>> Begin Material provided
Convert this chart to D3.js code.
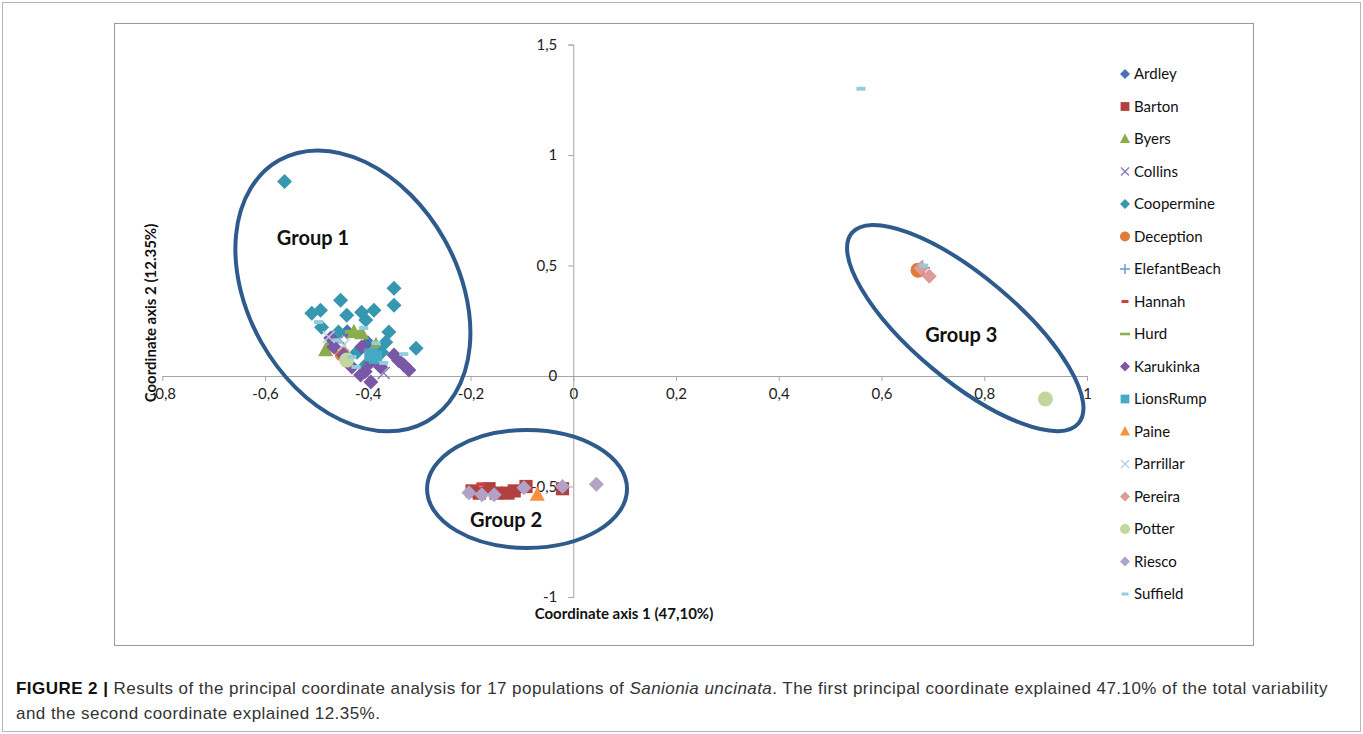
<!DOCTYPE html>
<html>
<head>
<meta charset="utf-8">
<script src="https://cdn.jsdelivr.net/npm/d3@7"></script>
<style>
  body { margin: 0; background: #fff; }
  svg text { font-family: Lato, "Open Sans", sans-serif; }
</style>
</head>
<body>
<script>
// Series names, colours and marker shapes (Excel style)
var names = ['Ardley', 'Barton', 'Byers', 'Collins', 'Coopermine', 'Deception', 'ElefantBeach', 'Hannah',
  'Hurd', 'Karukinka', 'LionsRump', 'Paine', 'Parrillar', 'Pereira', 'Potter', 'Riesco', 'Suffield'];
var colors = ['#4a72b0', '#b0413e', '#8aac4c', '#8a78b0', '#3597b0', '#e07b39', '#6f95c8', '#d0403f',
  '#8db04c', '#7a58a6', '#46a9c6', '#f7913f', '#b9cde5', '#dd9c9a', '#c3d69b', '#b3a2c7', '#93cddd'];
var shapes = ['diamond', 'square', 'triangle', 'x', 'diamond', 'circle', 'plus', 'dash',
  'longdash', 'diamond', 'square', 'triangle', 'x', 'diamond', 'circle', 'diamond', 'dash'];

// Points: [axis 1, axis 2]
var ardley = [[-0.44, 0.20], [-0.40, 0.15]];
var barton = [[-0.197, -0.52], [-0.183, -0.53], [-0.164, -0.51], [-0.150, -0.53], [-0.127, -0.53],
  [-0.115, -0.52], [-0.092, -0.50], [-0.021, -0.51]];
var byers = [[-0.427, 0.199], [-0.412, 0.194], [-0.472, 0.153], [-0.482, 0.117], [-0.384, 0.14]];
var collins = [[-0.369, 0.014], [-0.455, 0.165]];
var coopermine = [[-0.562, 0.880], [-0.509, 0.284], [-0.492, 0.298], [-0.490, 0.221], [-0.453, 0.343],
  [-0.441, 0.275], [-0.457, 0.199], [-0.412, 0.289], [-0.388, 0.298], [-0.404, 0.253], [-0.349, 0.397],
  [-0.349, 0.320], [-0.359, 0.199], [-0.365, 0.153], [-0.306, 0.126], [-0.373, 0.108], [-0.421, 0.108],
  [-0.404, 0.050]];
var deception = [[-0.45, 0.10], [0.671, 0.479]];
var elefantBeach = [[-0.46, 0.15], [0.68, 0.49]];
var hannah = [[-0.18, -0.49]];
var hurd = [[-0.43, 0.20]];
var karukinka = [[-0.412, 0.131], [-0.394, 0.063], [-0.414, 0.005], [-0.394, -0.027], [-0.431, 0.041],
  [-0.447, 0.095], [-0.466, 0.131], [-0.349, 0.095], [-0.330, 0.050], [-0.320, 0.027], [-0.375, 0.041],
  [-0.472, 0.172], [-0.405, 0.02], [-0.34, 0.07]];
var lionsRump = [[-0.394, 0.095], [-0.385, 0.085]];
var paine = [[-0.07, -0.537]];
var parrillar = [[-0.447, 0.14], [-0.476, 0.176]];
var pereira = [[0.677, 0.488], [0.693, 0.451]];
var potter = [[-0.441, 0.072], [0.919, -0.104]];
var riesco = [[-0.203, -0.528], [-0.178, -0.537], [-0.154, -0.537], [-0.096, -0.506], [-0.021, -0.50],
  [0.045, -0.49]];
var suffield = [[-0.496, 0.244], [-0.408, 0.217], [-0.384, 0.149], [-0.330, 0.099], [-0.431, 0.086],
  [-0.423, 0.041], [-0.460, 0.162], [-0.369, 0.059], [0.56, 1.30], [0.682, 0.50]];

var points = [ardley, barton, byers, collins, coopermine, deception, elefantBeach, hannah, hurd,
  karukinka, lionsRump, paine, parrillar, pereira, potter, riesco, suffield];

var xTicks = [-0.8, -0.6, -0.4, -0.2, 0, 0.2, 0.4, 0.6, 0.8, 1];
var yTicks = [-1, -0.5, 0, 0.5, 1, 1.5];

// Group annotations: label, ellipse centre (data units), label anchor (data units)
var groupNames = ['Group 1', 'Group 2', 'Group 3'];
var groupCentres = [[-0.429, 0.385], [-0.090, -0.511], [0.763, 0.217]];
var groupLabelAt = [[-0.577, 0.593], [-0.201, -0.683], [0.685, 0.154]];

var W = 1363, H = 734;

var svg = d3.select('body').append('svg').attr('width', W).attr('height', H);

// Frames
svg.append('rect').attr('x', 2.5).attr('y', 2.5).attr('width', W - 5).attr('height', H - 5)
  .attr('fill', 'none').attr('stroke', '#b5b5b5');
svg.append('rect').attr('x', 114.5).attr('y', 23.5).attr('width', 1139).attr('height', 622)
  .attr('fill', 'none').attr('stroke', '#9a9a9a');

var x = d3.scaleLinear().domain([-0.8, 1]).range([162.3, 1087]);
var y = d3.scaleLinear().domain([-1, 1.5]).range([597, 44.5]);

var fmt = d3.formatLocale({ decimal: ',', thousands: '.', grouping: [3], currency: ['', ''], minus: '-' }).format('~g');

// Axes crossing at the origin
var xAxis = svg.append('g').attr('transform', 'translate(0,' + y(0) + ')')
  .call(d3.axisBottom(x).tickValues(xTicks).tickFormat(fmt).tickSize(5).tickSizeOuter(0).tickPadding(7));
var yAxis = svg.append('g').attr('transform', 'translate(' + x(0) + ',0)')
  .call(d3.axisLeft(y).tickValues(yTicks).tickFormat(fmt).tickSize(5).tickSizeOuter(5).tickPadding(11));

[xAxis, yAxis].forEach(function (g) {
  g.selectAll('path, line').attr('stroke', '#a6a6a6');
  g.selectAll('text').attr('font-size', 15).attr('fill', '#222').attr('font-family', 'Lato, sans-serif');
});

// Marker drawing
function marker(sel, shape, color, s) {
  if (shape === 'diamond') {
    sel.append('path').attr('d', d3.symbol(d3.symbolSquare, s * s / 2)()).attr('transform', 'rotate(45)')
      .attr('fill', color);
  } else if (shape === 'square') {
    sel.append('rect').attr('x', -s * 0.44).attr('y', -s * 0.44).attr('width', s * 0.88).attr('height', s * 0.88)
      .attr('fill', color);
  } else if (shape === 'triangle') {
    sel.append('path').attr('d', 'M0,' + (-s * 0.55) + 'L' + (s * 0.5) + ',' + (s * 0.4) + 'L' + (-s * 0.5) + ',' + (s * 0.4) + 'Z')
      .attr('fill', color);
  } else if (shape === 'circle') {
    sel.append('circle').attr('r', s / 2).attr('fill', color);
  } else if (shape === 'x') {
    var h = s * 0.4;
    sel.append('path').attr('d', 'M' + (-h) + ',' + (-h) + 'L' + h + ',' + h + 'M' + (-h) + ',' + h + 'L' + h + ',' + (-h))
      .attr('stroke', color).attr('stroke-width', 1.4).attr('fill', 'none');
  } else if (shape === 'plus') {
    var p = s * 0.5;
    sel.append('path').attr('d', 'M' + (-p) + ',0L' + p + ',0M0,' + (-p) + 'L0,' + p)
      .attr('stroke', color).attr('stroke-width', 1.4).attr('fill', 'none');
  } else if (shape === 'dash') {
    sel.append('rect').attr('x', -s * 0.35).attr('y', -s * 0.15).attr('width', s * 0.7).attr('height', s * 0.3)
      .attr('fill', color);
  } else if (shape === 'longdash') {
    sel.append('rect').attr('x', -s * 0.5).attr('y', -s * 0.13).attr('width', s).attr('height', s * 0.26)
      .attr('fill', color);
  }
}

// Plot series in order
var plot = svg.append('g').attr('class', 'series');
points.forEach(function (pts, i) {
  var size = shapes[i] === 'dash' ? 13 : 15;
  plot.append('g').selectAll('g')
    .data(pts)
    .enter()
    .append('g')
    .attr('transform', function (d) { return 'translate(' + x(d[0]) + ',' + y(d[1]) + ')'; })
    .each(function () { marker(d3.select(this), shapes[i], colors[i], size); });
});

// Group ellipses and labels
var ellipseR = [[150, 105, 60.5], [100, 59, 0], [148, 52, 40]];
var ann = svg.append('g').attr('class', 'groups');
ann.selectAll('ellipse')
  .data(groupCentres)
  .enter()
  .append('ellipse')
  .attr('rx', function (d, i) { return ellipseR[i][0]; })
  .attr('ry', function (d, i) { return ellipseR[i][1]; })
  .attr('transform', function (d, i) { return 'translate(' + x(d[0]) + ',' + y(d[1]) + ') rotate(' + ellipseR[i][2] + ')'; })
  .attr('fill', 'none')
  .attr('stroke', '#2f5b8c')
  .attr('stroke-width', 4);
ann.selectAll('text')
  .data(groupNames)
  .enter()
  .append('text')
  .attr('x', function (d, i) { return x(groupLabelAt[i][0]); })
  .attr('y', function (d, i) { return y(groupLabelAt[i][1]); })
  .attr('font-size', 20)
  .attr('font-weight', 'bold')
  .attr('fill', '#111')
  .text(function (d) { return d; });

// Axis titles
svg.append('text').attr('x', 624).attr('y', 619).attr('text-anchor', 'middle')
  .attr('font-size', 15).attr('font-weight', 'bold').attr('fill', '#111')
  .text('Coordinate axis 1 (47,10%)');
svg.append('text').attr('transform', 'translate(156,313) rotate(-90)').attr('text-anchor', 'middle')
  .attr('font-size', 15).attr('font-weight', 'bold').attr('fill', '#111')
  .text('Coordinate axis 2 (12.35%)');

// Legend
var legend = svg.append('g').attr('class', 'legend');
var rows = legend.selectAll('g')
  .data(names)
  .enter()
  .append('g')
  .attr('transform', function (d, i) { return 'translate(1125,' + (74 + i * 32.5) + ')'; });
rows.each(function (d, i) { marker(d3.select(this), shapes[i], colors[i], 10); });
rows.append('text')
  .attr('x', 9)
  .attr('dy', '0.35em')
  .attr('font-size', 15)
  .attr('fill', '#111')
  .text(function (d) { return d; });

// Caption
var cap = svg.append('text').attr('x', 16).attr('y', 694)
  .style('font-family', '"Liberation Sans", Arial, sans-serif').style('letter-spacing', '0.45px')
  .attr('font-size', 17).attr('fill', '#333');
cap.append('tspan').attr('font-weight', 'bold').attr('fill', '#111').text('FIGURE 2 | ');
cap.append('tspan').text('Results of the principal coordinate analysis for 17 populations of ');
cap.append('tspan').attr('font-style', 'italic').text('Sanionia uncinata');
cap.append('tspan').text('. The first principal coordinate explained 47.10% of the total variability');
svg.append('text').attr('x', 16).attr('y', 719)
  .style('font-family', '"Liberation Sans", Arial, sans-serif').style('letter-spacing', '0.45px')
  .attr('font-size', 17).attr('fill', '#333')
  .text('and the second coordinate explained 12.35%.');
</script>
</body>
</html>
>> End Material provided
**Task details**.
Identify each line holding the string "this", and copy it out.

**Result below**.
Convert this chart to D3.js code.
    .each(function () { marker(d3.select(this), shapes[i], colors[i], size); });
rows.each(function (d, i) { marker(d3.select(this), shapes[i], colors[i], 10); });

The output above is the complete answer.